Involvement of the GI tract by metastatic seminoma is rare. When metastatic, only 5% of testicular germ cell tumors involve the bowel, and seminoma is the least commonly reported type of testicular neoplasm to do so [1]. In an autopsy study by Johnson et al., pure seminoma was the histologic type observed in only two of the 21 metastatic germ cell tumors identified in the GI tract [4]. Whereas the small bowel was the most common GI site of involvement in their study, the duodenum was only rarely involved. A series of 487 postmortem cases evaluated by Chait et al. did not document any purely seminomatous tumors metastasizing to the GI tract [3]. In a review article by Sweetenham et al., three cases of seminoma metastatic to the duodenum and stomach were described, with severe upper abdominal and back pain having been the predominant symptoms in all patients [2]. The involvement of the duodenum by metastatic testicular neoplasms has been attributed to the position of its second, third and fourth segments in the retroperitoneum where the lymphatic drainage of the testis is located [2].
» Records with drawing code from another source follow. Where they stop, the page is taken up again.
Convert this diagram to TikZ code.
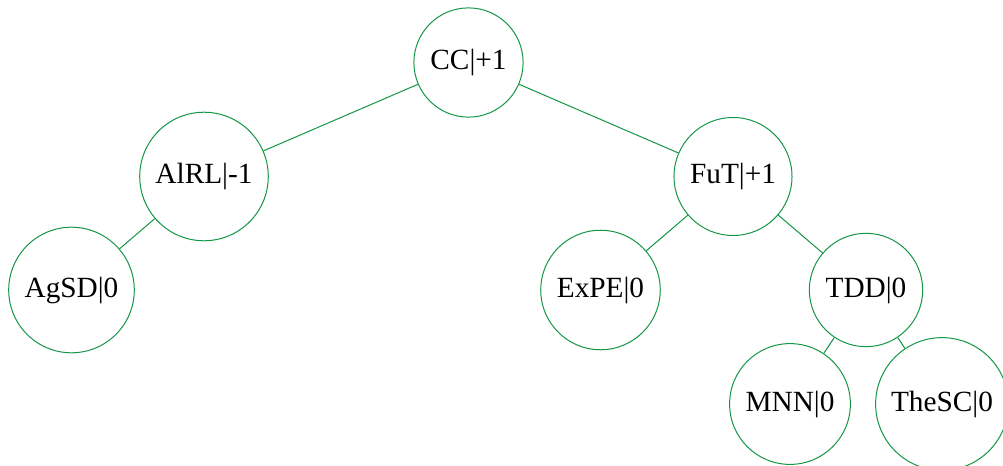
\documentclass[tikz,border=0pt]{standalone}
\usepackage{fontspec}
\setmainfont{Liberation Serif}
\definecolor{treegreen}{RGB}{20,150,70}
\tikzset{
  tnode/.style={circle, draw=treegreen, line width=0.5pt, inner sep=5.5pt, font=\fontsize{14.65pt}{17pt}\selectfont},
  tedge/.style={draw=treegreen, line width=0.5pt}
}
\begin{document}
\begin{tikzpicture}[x=0.5pt,y=-0.5pt]
\useasboundingbox (0,0) rectangle (1003,466);
\clip (0,0) rectangle (1003,466);
\node[tnode] (cc) at (468.5,62.5) {CC|+1};
\node[tnode] (alrl) at (204,176.5) {AlRL|-1};
\node[tnode] (fut) at (733,176.5) {FuT|+1};
\node[tnode] (agsd) at (71.5,290) {AgSD|0};
\node[tnode] (expe) at (600.5,290) {ExPE|0};
\node[tnode] (tdd) at (866,290) {TDD|0};
\node[tnode] (mnn) at (790,404) {MNN|0};
\node[tnode] (thesc) at (942,404) {TheSC|0};
\draw[tedge] (cc) -- (alrl);
\draw[tedge] (cc) -- (fut);
\draw[tedge] (alrl) -- (agsd);
\draw[tedge] (fut) -- (expe);
\draw[tedge] (fut) -- (tdd);
\draw[tedge] (tdd) -- (mnn);
\draw[tedge] (tdd) -- (thesc);
\end{tikzpicture}
\end{document}
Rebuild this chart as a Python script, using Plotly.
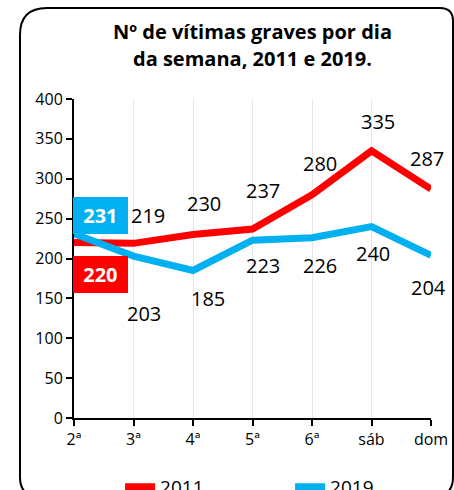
import plotly.graph_objects as go

days = ["2ª", "3ª", "4ª", "5ª", "6ª", "sáb", "dom"]
v2011 = [220, 219, 230, 237, 280, 335, 287]
v2019 = [231, 203, 185, 223, 226, 240, 204]

# label offsets (pixels) relative to the data point
off2011 = [(26, -32), (14, 28), (11, 31), (10, 38), (8, 31), (6, 29), (-4, 31)]
off2019 = [(26, 18), (10, -57), (15, -28), (10, -25), (8, -28), (1, -27), (-3, -32)]

title1 = "Nº de vítimas graves por dia"
title2 = "da semana, 2011 e 2019."

RED = "#FF0000"
BLUE = "#00B0F0"
FONT = "Open Sans"

xs = list(range(len(days)))

fig = go.Figure()
fig.add_trace(go.Scatter(x=xs, y=v2011, mode="lines", name="2011",
                         line=dict(color=RED, width=7)))
fig.add_trace(go.Scatter(x=xs, y=v2019, mode="lines", name="2019",
                         line=dict(color=BLUE, width=7)))

ann = []
for vals, offs, col in ((v2011, off2011, RED), (v2019, off2019, BLUE)):
    for i, (v, (dx, dy)) in enumerate(zip(vals, offs)):
        if i == 0:
            ann.append(dict(x=i, y=v, xref="x", yref="y", text="<b>&nbsp;%d&nbsp;</b>" % v,
                            showarrow=False, xshift=dx, yshift=dy, bgcolor=col, borderpad=5,
                            borderwidth=0, font=dict(family=FONT, size=20, color="white")))
        else:
            ann.append(dict(x=i, y=v, xref="x", yref="y", text=str(v), showarrow=False,
                            xshift=dx, yshift=dy, font=dict(family=FONT, size=20, color="black")))

# second title line
ann.append(dict(text="<b>%s</b>" % title2, x=0.5, xref="paper", y=(418 - 58) / 319, yref="paper",
                yanchor="middle", showarrow=False,
                font=dict(family=FONT, size=20, color="black")))

# rounded border
L, R, T, B = -0.1513, 1.0616, 1.2853, -0.2476
rxl, ryl = 27 / 357, 27 / 319
rxr, ryr = 13 / 357, 13 / 319
rxb, ryb = 20 / 357, 20 / 319
path = (f"M {L},{T-ryl} Q {L},{T} {L+rxl},{T} L {R-rxr},{T} Q {R},{T} {R},{T-ryr} "
        f"L {R},{B+ryb} Q {R},{B} {R-rxb},{B} L {L+rxb},{B} Q {L},{B} {L},{B+ryb} Z")

fig.update_layout(
    width=454, height=490,
    margin=dict(l=74, r=23, t=99, b=72, autoexpand=False),
    paper_bgcolor="white", plot_bgcolor="white",
    title=dict(text="<b>%s</b>" % title1,
               x=0.5, xref="paper", xanchor="center", y=1 - 32 / 490, yanchor="middle",
               font=dict(family=FONT, size=20, color="black")),
    xaxis=dict(range=[0, 6], tickmode="array", tickvals=xs, ticktext=days,
               showgrid=True, gridcolor="#E6E6E6", gridwidth=1,
               showline=True, linecolor="black", linewidth=2,
               ticks="outside", ticklen=6, tickcolor="black", tickwidth=1.5,
               tickfont=dict(family=FONT, size=16, color="black"), zeroline=False),
    yaxis=dict(range=[0, 400], dtick=50, showgrid=False,
               showline=True, linecolor="black", linewidth=2,
               ticks="outside", ticklen=6, tickcolor="black", tickwidth=1.5,
               tickfont=dict(family=FONT, size=16, color="black"), zeroline=False),
    showlegend=True,
    legend=dict(orientation="h", x=0.129, xanchor="left", y=-0.216, yanchor="middle",
                font=dict(family=FONT, size=19, color="black"),
                entrywidth=125, entrywidthmode="pixels", bgcolor="rgba(0,0,0,0)"),
    annotations=ann,
    shapes=[dict(type="path", path=path, xref="paper", yref="paper",
                 line=dict(color="black", width=2), fillcolor="rgba(0,0,0,0)", layer="above")],
)

fig.write_html("out.html", config={"displayModeBar": False},
               post_script="document.body.style.margin='0';")
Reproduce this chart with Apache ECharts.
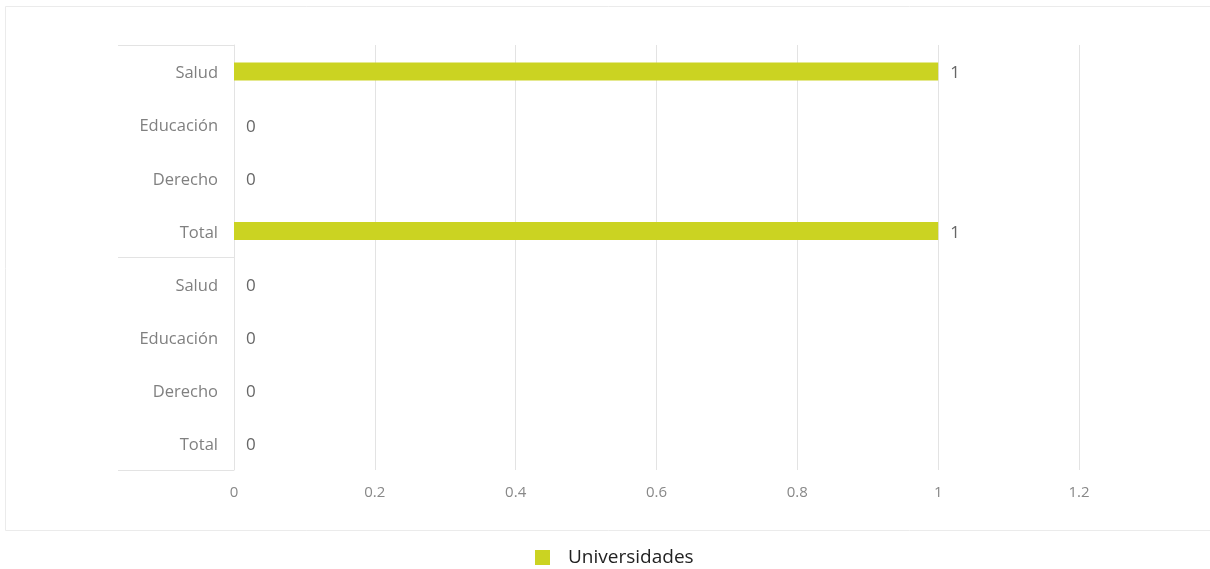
<!DOCTYPE html>
<html>
<head>
<meta charset="utf-8">
<script src="https://cdn.jsdelivr.net/npm/echarts@6/dist/echarts.min.js"></script>
<style>
html,body{margin:0;padding:0;background:#fff;}
#c{width:1210px;height:569px;}
</style>
</head>
<body>
<div id="c"></div>
<script>
var categories = ['Salud','Educación','Derecho','Total','Salud','Educación','Derecho','Total'];
var groups = ['', ''];
var universidades = [1, 0, 0, 1, 0, 0, 0, 0];
var xTicks = [0, 0.2, 0.4, 0.6, 0.8, 1, 1.2];

var chart = echarts.init(document.getElementById('c'));
var font = '"Open Sans", Lato, sans-serif';
chart.setOption({
  animation: false,
  graphic: [{
    type: 'rect', silent: true, z: -1,
    shape: {x: 5.5, y: 6.5, width: 1210, height: 524},
    style: {fill: 'none', stroke: '#ebebeb', lineWidth: 1}
  }],
  legend: {
    data: ['Universidades'],
    top: 543, left: 530,
    icon: 'rect', itemWidth: 15, itemHeight: 15, itemGap: 10,
    textStyle: {color: '#222', fontSize: 19, fontFamily: font, padding: [0, 0, 0, 13]}
  },
  grid: {left: 234, right: 131, top: 45, bottom: 99, containLabel: false},
  xAxis: {
    type: 'value', min: 0, max: 1.2, interval: 0.2,
    axisLine: {show: false}, axisTick: {show: false},
    splitLine: {lineStyle: {color: '#e3e3e3', width: 1}},
    axisLabel: {color: '#888', fontSize: 15, fontFamily: font, margin: 15,
      formatter: function(v){ return String(Math.round(v*10)/10); }}
  },
  yAxis: [{
    type: 'category', data: categories, inverse: true,
    axisLine: {lineStyle: {color: '#e3e3e3'}},
    axisTick: {show: false},
    axisLabel: {color: '#808080', fontSize: 16.5, fontFamily: font, margin: 16,
      formatter: '{a|{value}}',
      rich: {a: {fontSize: 16.5, fontFamily: font, color: '#808080', padding: [4, 0, 0, 0]}}}
  }, {
    type: 'category', data: groups, inverse: true, position: 'left',
    axisLine: {show: false},
    axisTick: {show: true, length: 116, lineStyle: {color: '#e3e3e3'}},
    axisLabel: {show: false}
  }],
  series: [{
    name: 'Universidades', type: 'bar', data: universidades,
    barWidth: 18,
    itemStyle: {color: '#cbd322'},
    label: {show: true, position: 'right', distance: 12, offset: [0, 2], color: '#666', fontSize: 17, fontFamily: font}
  }]
});
</script>
</body>
</html>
A case of an ulcerating retroperitoneal seminoma mass communicating with the distal duodenum has been reported previously [5]. However, the patient was cured successfully with several courses of chemotherapy and non-surgical management. The authors note that, although other cancers such as melanoma, kidney, and stomach are much more common than germ cell tumor (GCT) and more often metastasize to the small bowel, this diagnosis should be considered when an ulcerating small bowel mass is identified in a young man [5].


Although modern chemotherapeutic regimens have high success rates in the treatment of metastatic seminoma, some authors have proposed that patients with intestinal metastasis belong to a high-risk group [3, 7]. Early intervention with surgical resection of the involved segment of bowel is necessary when GI complications are encountered. This group of patients with intermediate or high-risk traditionally receive four cycles of bleomycin, etoposide, and cisplatin (BEP) with a known 30% to 40% failure of achieving a durable response [7]. Unfortunately, in our patient with multiple complicating medical factors secondary to a late stage seminoma with bowel perforation, the chemotherapy was never initiated and the patient died.


Written informed consent could not be obtained since the patient is deceased and the next of kin were untraceable. We believe this case report contains a worthwhile clinical lesson which could not be as effectively made in any other way. We expect that the next of kin would not object to the publication since the patient remains anonymous.